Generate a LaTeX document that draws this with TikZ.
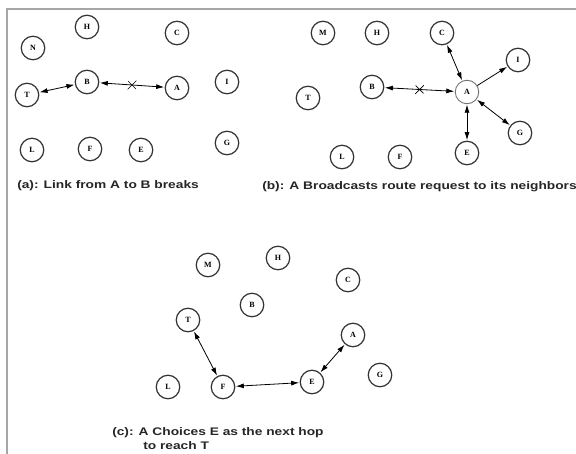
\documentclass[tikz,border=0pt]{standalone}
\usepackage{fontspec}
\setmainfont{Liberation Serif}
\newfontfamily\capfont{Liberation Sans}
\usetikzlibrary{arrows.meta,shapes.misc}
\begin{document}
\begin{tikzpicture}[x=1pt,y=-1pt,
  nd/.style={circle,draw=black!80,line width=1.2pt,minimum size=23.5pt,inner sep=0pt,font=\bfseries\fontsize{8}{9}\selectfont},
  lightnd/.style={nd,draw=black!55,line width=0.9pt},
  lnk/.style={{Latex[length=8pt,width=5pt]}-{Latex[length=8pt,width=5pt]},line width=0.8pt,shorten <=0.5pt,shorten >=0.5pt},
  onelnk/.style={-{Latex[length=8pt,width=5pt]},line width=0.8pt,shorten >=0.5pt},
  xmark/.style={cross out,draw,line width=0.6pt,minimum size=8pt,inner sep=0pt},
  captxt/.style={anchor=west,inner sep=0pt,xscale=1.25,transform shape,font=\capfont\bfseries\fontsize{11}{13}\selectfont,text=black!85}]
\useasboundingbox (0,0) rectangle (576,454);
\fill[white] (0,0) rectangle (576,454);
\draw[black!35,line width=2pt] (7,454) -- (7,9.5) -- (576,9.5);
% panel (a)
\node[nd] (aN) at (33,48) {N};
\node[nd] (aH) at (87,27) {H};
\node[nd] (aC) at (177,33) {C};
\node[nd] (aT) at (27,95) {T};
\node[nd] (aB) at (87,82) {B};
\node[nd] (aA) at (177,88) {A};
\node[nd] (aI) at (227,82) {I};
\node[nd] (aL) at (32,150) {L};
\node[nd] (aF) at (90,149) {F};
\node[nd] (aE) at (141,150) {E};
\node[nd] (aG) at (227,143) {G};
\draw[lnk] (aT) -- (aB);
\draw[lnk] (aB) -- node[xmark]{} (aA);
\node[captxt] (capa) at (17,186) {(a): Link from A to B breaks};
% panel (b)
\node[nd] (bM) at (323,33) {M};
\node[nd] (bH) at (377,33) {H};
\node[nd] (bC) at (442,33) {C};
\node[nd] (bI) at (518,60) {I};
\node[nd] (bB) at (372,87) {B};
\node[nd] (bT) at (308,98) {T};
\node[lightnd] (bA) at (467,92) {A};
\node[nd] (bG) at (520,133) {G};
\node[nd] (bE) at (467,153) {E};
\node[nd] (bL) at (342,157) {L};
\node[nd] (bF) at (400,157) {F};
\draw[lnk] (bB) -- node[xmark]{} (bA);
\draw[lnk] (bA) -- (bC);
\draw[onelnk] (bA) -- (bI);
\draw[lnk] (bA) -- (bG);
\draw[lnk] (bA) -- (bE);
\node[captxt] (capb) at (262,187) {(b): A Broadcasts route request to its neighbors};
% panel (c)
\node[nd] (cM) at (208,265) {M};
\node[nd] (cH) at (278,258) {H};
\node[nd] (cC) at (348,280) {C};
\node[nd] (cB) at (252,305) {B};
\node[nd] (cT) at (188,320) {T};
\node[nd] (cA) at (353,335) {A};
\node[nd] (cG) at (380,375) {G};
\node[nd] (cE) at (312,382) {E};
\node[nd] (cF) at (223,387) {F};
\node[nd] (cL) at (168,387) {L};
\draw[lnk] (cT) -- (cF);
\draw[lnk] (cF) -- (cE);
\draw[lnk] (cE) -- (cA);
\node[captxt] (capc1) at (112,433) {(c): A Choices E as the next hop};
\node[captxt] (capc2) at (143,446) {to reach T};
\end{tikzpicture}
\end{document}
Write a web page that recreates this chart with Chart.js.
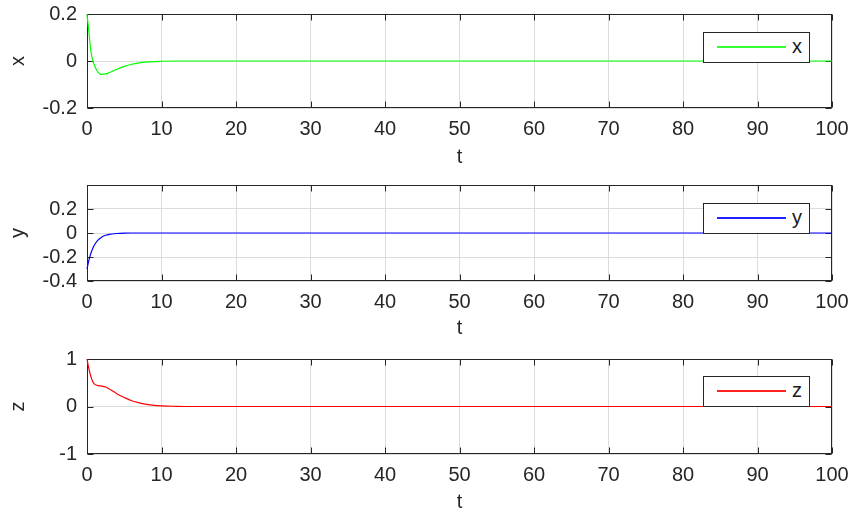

▬▬▬▬▬▬

The task
Make an exact copy of the records shown above, without the pictures.

Answer to the task
Generate a LaTeX document that draws this with TikZ.
\documentclass[tikz,border=0pt]{standalone}
\usepackage{fontspec}
\setmainfont{Liberation Serif}
\newfontfamily\capfont{Liberation Sans}
\usetikzlibrary{arrows.meta,shapes.misc}
\begin{document}
\begin{tikzpicture}[x=1pt,y=-1pt,
  nd/.style={circle,draw=black!80,line width=1.2pt,minimum size=23.5pt,inner sep=0pt,font=\bfseries\fontsize{8}{9}\selectfont},
  lightnd/.style={nd,draw=black!55,line width=0.9pt},
  lnk/.style={{Latex[length=8pt,width=5pt]}-{Latex[length=8pt,width=5pt]},line width=0.8pt,shorten <=0.5pt,shorten >=0.5pt},
  onelnk/.style={-{Latex[length=8pt,width=5pt]},line width=0.8pt,shorten >=0.5pt},
  xmark/.style={cross out,draw,line width=0.6pt,minimum size=8pt,inner sep=0pt},
  captxt/.style={anchor=west,inner sep=0pt,xscale=1.25,transform shape,font=\capfont\bfseries\fontsize{11}{13}\selectfont,text=black!85}]
\useasboundingbox (0,0) rectangle (576,454);
\fill[white] (0,0) rectangle (576,454);
\draw[black!35,line width=2pt] (7,454) -- (7,9.5) -- (576,9.5);
% panel (a)
\node[nd] (aN) at (33,48) {N};
\node[nd] (aH) at (87,27) {H};
\node[nd] (aC) at (177,33) {C};
\node[nd] (aT) at (27,95) {T};
\node[nd] (aB) at (87,82) {B};
\node[nd] (aA) at (177,88) {A};
\node[nd] (aI) at (227,82) {I};
\node[nd] (aL) at (32,150) {L};
\node[nd] (aF) at (90,149) {F};
\node[nd] (aE) at (141,150) {E};
\node[nd] (aG) at (227,143) {G};
\draw[lnk] (aT) -- (aB);
\draw[lnk] (aB) -- node[xmark]{} (aA);
\node[captxt] (capa) at (17,186) {(a): Link from A to B breaks};
% panel (b)
\node[nd] (bM) at (323,33) {M};
\node[nd] (bH) at (377,33) {H};
\node[nd] (bC) at (442,33) {C};
\node[nd] (bI) at (518,60) {I};
\node[nd] (bB) at (372,87) {B};
\node[nd] (bT) at (308,98) {T};
\node[lightnd] (bA) at (467,92) {A};
\node[nd] (bG) at (520,133) {G};
\node[nd] (bE) at (467,153) {E};
\node[nd] (bL) at (342,157) {L};
\node[nd] (bF) at (400,157) {F};
\draw[lnk] (bB) -- node[xmark]{} (bA);
\draw[lnk] (bA) -- (bC);
\draw[onelnk] (bA) -- (bI);
\draw[lnk] (bA) -- (bG);
\draw[lnk] (bA) -- (bE);
\node[captxt] (capb) at (262,187) {(b): A Broadcasts route request to its neighbors};
% panel (c)
\node[nd] (cM) at (208,265) {M};
\node[nd] (cH) at (278,258) {H};
\node[nd] (cC) at (348,280) {C};
\node[nd] (cB) at (252,305) {B};
\node[nd] (cT) at (188,320) {T};
\node[nd] (cA) at (353,335) {A};
\node[nd] (cG) at (380,375) {G};
\node[nd] (cE) at (312,382) {E};
\node[nd] (cF) at (223,387) {F};
\node[nd] (cL) at (168,387) {L};
\draw[lnk] (cT) -- (cF);
\draw[lnk] (cF) -- (cE);
\draw[lnk] (cE) -- (cA);
\node[captxt] (capc1) at (112,433) {(c): A Choices E as the next hop};
\node[captxt] (capc2) at (143,446) {to reach T};
\end{tikzpicture}
\end{document}
Write a web page that recreates this chart with Chart.js.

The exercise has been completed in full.